Não tenho medo de errar. O problema é que, em medicina, não basta evitar erros. Nós, cirurgiões, sempre temos que lidar com o risco -ainda que baixo- de algo sair mal. São complicações inerentes ao ato médico, que geram ansiedade, mas não são nossa culpa.

Apesar de a tensão estar sempre presente, ela deixa de ser prejudicial com o tempo. Você passa a usar esse sentimento para se preparar ainda melhor e se adiantar a qualquer possibilidade de complicação na cirurgia. É uma tensão proativa, não paralisante -o que colocaria a vida do paciente em risco.

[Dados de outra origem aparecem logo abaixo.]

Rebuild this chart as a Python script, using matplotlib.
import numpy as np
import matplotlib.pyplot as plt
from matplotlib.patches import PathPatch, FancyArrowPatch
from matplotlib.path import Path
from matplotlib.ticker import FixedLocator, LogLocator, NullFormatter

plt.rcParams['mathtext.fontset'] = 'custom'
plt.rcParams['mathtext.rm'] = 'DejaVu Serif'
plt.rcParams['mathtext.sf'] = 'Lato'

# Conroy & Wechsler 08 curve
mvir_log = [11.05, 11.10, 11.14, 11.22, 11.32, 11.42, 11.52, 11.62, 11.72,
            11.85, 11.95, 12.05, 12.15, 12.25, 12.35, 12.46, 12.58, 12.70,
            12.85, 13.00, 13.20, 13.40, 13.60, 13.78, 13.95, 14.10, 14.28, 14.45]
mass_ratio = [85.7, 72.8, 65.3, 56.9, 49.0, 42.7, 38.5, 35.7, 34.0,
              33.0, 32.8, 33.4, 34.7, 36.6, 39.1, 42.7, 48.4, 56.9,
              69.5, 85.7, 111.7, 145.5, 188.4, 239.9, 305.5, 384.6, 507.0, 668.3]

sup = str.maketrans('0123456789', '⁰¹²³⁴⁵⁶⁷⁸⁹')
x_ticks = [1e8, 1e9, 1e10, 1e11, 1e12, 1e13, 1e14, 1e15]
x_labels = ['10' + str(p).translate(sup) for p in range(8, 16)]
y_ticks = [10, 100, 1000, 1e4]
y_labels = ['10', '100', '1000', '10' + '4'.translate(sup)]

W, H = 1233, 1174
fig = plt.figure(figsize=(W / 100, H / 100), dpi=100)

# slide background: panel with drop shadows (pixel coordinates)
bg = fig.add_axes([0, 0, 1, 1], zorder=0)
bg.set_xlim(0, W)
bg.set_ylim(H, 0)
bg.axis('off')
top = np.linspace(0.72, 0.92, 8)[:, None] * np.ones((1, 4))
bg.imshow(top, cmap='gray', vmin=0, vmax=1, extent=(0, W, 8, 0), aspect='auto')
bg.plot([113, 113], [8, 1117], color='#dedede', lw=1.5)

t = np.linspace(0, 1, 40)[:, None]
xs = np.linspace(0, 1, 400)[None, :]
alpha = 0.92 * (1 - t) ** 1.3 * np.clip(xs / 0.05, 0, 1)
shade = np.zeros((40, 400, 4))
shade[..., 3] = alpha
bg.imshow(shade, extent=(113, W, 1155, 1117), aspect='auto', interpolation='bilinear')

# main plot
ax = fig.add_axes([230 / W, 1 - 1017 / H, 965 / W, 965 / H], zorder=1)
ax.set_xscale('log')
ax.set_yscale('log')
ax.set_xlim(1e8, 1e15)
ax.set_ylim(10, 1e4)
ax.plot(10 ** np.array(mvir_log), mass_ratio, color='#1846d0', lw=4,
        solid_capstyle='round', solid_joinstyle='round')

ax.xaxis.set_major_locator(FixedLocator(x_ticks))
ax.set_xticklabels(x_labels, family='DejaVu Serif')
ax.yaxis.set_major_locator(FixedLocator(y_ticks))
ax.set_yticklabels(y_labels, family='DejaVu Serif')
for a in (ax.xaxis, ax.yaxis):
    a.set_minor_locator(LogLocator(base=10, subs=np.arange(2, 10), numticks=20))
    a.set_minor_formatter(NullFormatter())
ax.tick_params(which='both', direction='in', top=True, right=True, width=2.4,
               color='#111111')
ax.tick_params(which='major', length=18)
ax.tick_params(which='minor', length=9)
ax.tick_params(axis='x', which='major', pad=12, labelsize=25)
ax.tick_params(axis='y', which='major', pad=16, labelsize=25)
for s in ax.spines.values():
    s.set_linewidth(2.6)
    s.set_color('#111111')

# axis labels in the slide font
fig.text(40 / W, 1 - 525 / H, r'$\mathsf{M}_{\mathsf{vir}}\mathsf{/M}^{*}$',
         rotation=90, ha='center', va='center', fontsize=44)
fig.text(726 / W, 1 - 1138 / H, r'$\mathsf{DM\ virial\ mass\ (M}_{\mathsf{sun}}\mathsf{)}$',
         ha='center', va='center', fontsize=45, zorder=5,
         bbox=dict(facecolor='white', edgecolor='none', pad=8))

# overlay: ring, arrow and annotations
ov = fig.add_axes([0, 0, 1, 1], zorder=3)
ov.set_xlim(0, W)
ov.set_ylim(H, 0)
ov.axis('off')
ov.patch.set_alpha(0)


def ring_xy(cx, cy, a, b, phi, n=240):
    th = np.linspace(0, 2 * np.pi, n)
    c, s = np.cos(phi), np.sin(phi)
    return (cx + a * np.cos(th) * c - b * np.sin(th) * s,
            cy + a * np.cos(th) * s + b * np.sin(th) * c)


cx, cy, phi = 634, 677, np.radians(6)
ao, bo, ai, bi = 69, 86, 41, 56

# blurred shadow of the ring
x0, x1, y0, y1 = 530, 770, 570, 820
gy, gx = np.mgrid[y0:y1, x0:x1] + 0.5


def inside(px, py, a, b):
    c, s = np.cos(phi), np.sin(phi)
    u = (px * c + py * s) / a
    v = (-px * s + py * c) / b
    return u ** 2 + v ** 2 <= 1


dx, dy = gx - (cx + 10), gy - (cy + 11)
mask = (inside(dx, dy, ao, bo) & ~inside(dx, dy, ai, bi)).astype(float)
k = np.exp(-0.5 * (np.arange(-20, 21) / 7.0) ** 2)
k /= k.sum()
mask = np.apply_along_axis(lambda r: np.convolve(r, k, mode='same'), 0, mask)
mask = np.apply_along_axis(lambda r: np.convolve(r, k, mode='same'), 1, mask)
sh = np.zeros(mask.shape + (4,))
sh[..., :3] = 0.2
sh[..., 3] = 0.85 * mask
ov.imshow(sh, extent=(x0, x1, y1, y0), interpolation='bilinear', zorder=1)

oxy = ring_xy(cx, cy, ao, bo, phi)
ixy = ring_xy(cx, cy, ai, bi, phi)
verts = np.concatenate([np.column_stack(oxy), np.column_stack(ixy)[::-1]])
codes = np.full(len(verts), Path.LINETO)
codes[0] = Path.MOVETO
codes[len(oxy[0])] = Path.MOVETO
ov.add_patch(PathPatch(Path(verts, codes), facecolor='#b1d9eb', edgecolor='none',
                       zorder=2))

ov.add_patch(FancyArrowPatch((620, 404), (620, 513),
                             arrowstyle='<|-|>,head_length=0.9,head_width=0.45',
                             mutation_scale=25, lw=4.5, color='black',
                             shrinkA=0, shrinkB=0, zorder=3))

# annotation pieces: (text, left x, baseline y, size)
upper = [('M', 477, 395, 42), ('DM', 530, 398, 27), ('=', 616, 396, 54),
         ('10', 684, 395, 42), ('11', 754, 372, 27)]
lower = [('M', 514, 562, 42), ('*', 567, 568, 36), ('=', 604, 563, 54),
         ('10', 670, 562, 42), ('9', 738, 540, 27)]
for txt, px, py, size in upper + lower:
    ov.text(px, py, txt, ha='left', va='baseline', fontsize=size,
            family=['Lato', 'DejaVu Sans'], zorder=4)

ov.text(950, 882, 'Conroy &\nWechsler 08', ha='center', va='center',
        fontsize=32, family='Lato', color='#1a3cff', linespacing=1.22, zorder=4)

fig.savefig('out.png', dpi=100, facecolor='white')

Eduardo Anizelli/Folhapress
A cirurgiã Ana Karina Alves no seu consultório em SP
A cirurgiã Ana Karina Alves no seu consultório em SP

Há 14 anos, faço, em média, 20 procedimentos gastrointestinais por mês, desde retirada de vesícula até cirurgia bariátrica. Quando um cirurgião está bem preparado, todas as suas ações são padronizadas: você faz uma técnica específica sempre da mesma maneira, com a mesma precisão, tomando os mesmos cuidados.

O grande diferencial do cirurgião, então, não é operar, porque isso é uma questão de adestramento, mas ter o total domínio da situação e saber atuar nas adversidades.

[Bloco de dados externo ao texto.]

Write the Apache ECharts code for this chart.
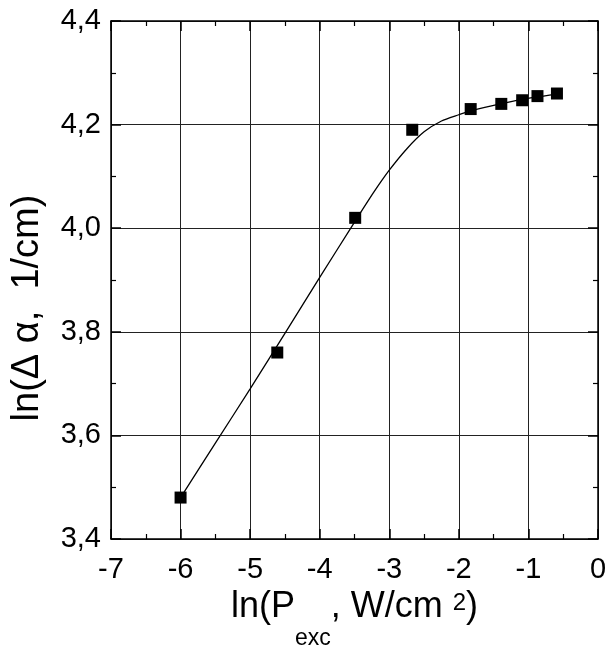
<!DOCTYPE html>
<html>
<head>
<meta charset="utf-8">
<script src="https://cdn.jsdelivr.net/npm/echarts@6/dist/echarts.min.js"></script>
<style>html,body{margin:0;padding:0;background:#fff}#c{width:608px;height:651px}</style>
</head>
<body>
<div id="c"></div>
<script>
// Measured data (squares)
var dataX = [-6.0, -4.61, -3.49, -2.67, -1.83, -1.39, -1.09, -0.87, -0.59];
var dataY = [3.48, 3.76, 4.02, 4.19, 4.23, 4.24, 4.247, 4.255, 4.26];
// Fit curve
var fitX = [-6.0, -5.5, -5.0, -4.5, -4.0, -3.54, -3.23, -3.0, -2.75, -2.5, -2.25, -2.0, -1.84, -1.5, -1.2, -0.9, -0.59];
var fitY = [3.48, 3.585, 3.69, 3.797, 3.905, 4.003, 4.068, 4.112, 4.153, 4.186, 4.207, 4.219, 4.226, 4.237, 4.246, 4.253, 4.259];
var xTicks = [-7, -6, -5, -4, -3, -2, -1, 0];
var yTicks = [3.4, 3.6, 3.8, 4.0, 4.2, 4.4];
var yTitle = 'ln(\u0394 \u03b1,  1/cm)';
// x title pieces: text and role (main / sub / sup)
var xTitleParts = [['ln(P', 'main'], ['exc', 'sub'], [', W/cm ', 'main'], ['2', 'sup'], [')', 'main']];

var fontFam = 'Liberation Sans, Arial, sans-serif';
function pairs(a, b) { return a.map(function (v, i) { return [v, b[i]]; }); }
function fmtY(v) { return v.toFixed(1).replace('.', ','); }

// styles for x-title roles: font size and vertical centre (px)
var roleStyle = { main: { size: 36, cy: 607 }, sub: { size: 23, cy: 639 }, sup: { size: 24, cy: 603 } };
var ctx = document.createElement('canvas').getContext('2d');
function measure(t, s) { ctx.font = s + 'px "Liberation Sans", Arial, sans-serif'; return ctx.measureText(t).width; }
var totalW = 0;
xTitleParts.forEach(function (p) { totalW += measure(p[0], roleStyle[p[1]].size); });
var plotCx = (111 + 598) / 2;
var cursor = plotCx - totalW / 2;
var graphics = [];
xTitleParts.forEach(function (p) {
  var st = roleStyle[p[1]];
  graphics.push({ type: 'text', x: cursor, y: st.cy,
    style: { text: p[0], fontSize: st.size, fontFamily: fontFam, fill: '#000', align: 'left', verticalAlign: 'middle' } });
  cursor += measure(p[0], st.size);
});
graphics.push({
  type: 'text', x: 28, y: 308, rotation: Math.PI / 2,
  style: { text: yTitle, fontSize: 38, fontFamily: fontFam, fill: '#000', align: 'center', verticalAlign: 'middle' }
});

var axisCommon = {
  axisLine: { show: true, onZero: false, lineStyle: { color: '#000', width: 1.5 } },
  axisTick: { show: true, inside: true, length: 10, lineStyle: { color: '#000', width: 1.5 } },
  minorTick: { show: true, splitNumber: 2, length: 5, lineStyle: { color: '#000', width: 1.2 } }
};

var chart = echarts.init(document.getElementById('c'), null, { renderer: 'canvas' });
chart.setOption({
  backgroundColor: '#fff',
  animation: false,
  grid: { left: 111, right: 10, top: 21, bottom: 112, containLabel: false, outerBoundsMode: 'none' },
  xAxis: [
    Object.assign({
      type: 'value', min: xTicks[0], max: xTicks[xTicks.length - 1], interval: 1,
      axisLabel: { color: '#000', fontSize: 29, fontFamily: fontFam, margin: 16,
        formatter: function (v) { return String(v); } },
      splitLine: { show: true, lineStyle: { color: '#222', width: 1 } }
    }, axisCommon),
    Object.assign({
      type: 'value', position: 'top', min: xTicks[0], max: xTicks[xTicks.length - 1], interval: 1,
      axisLabel: { show: false }, splitLine: { show: false }
    }, axisCommon)
  ],
  yAxis: [
    Object.assign({
      type: 'value', min: yTicks[0], max: yTicks[yTicks.length - 1], interval: 0.2,
      axisLabel: { color: '#000', fontSize: 29, fontFamily: fontFam, margin: 10, formatter: fmtY },
      splitLine: { show: true, lineStyle: { color: '#222', width: 1 } }
    }, axisCommon),
    Object.assign({
      type: 'value', position: 'right', min: yTicks[0], max: yTicks[yTicks.length - 1], interval: 0.2,
      axisLabel: { show: false }, splitLine: { show: false }
    }, axisCommon)
  ],
  graphic: graphics,
  series: [
    {
      type: 'line', data: pairs(fitX, fitY), smooth: 0.25, showSymbol: false, symbol: 'none',
      lineStyle: { color: '#000', width: 1.3 }, z: 2
    },
    {
      type: 'scatter', data: pairs(dataX, dataY), symbol: 'rect', symbolSize: 12,
      itemStyle: { color: '#000', opacity: 1 }, z: 3
    }
  ]
});
</script>
</body>
</html>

Quando estou operando, não me passa pela cabeça que tenho a vida de uma pessoa nas mãos. Quem tem, na verdade, é Deus. Mas lembro que preciso respeitar essa vida e me doar inteiramente ao momento e ao paciente.

A maneira de fazer isso é, dentro da minha humanidade, atingir um padrão de excelência, algo que só vem com a preparação exaustiva.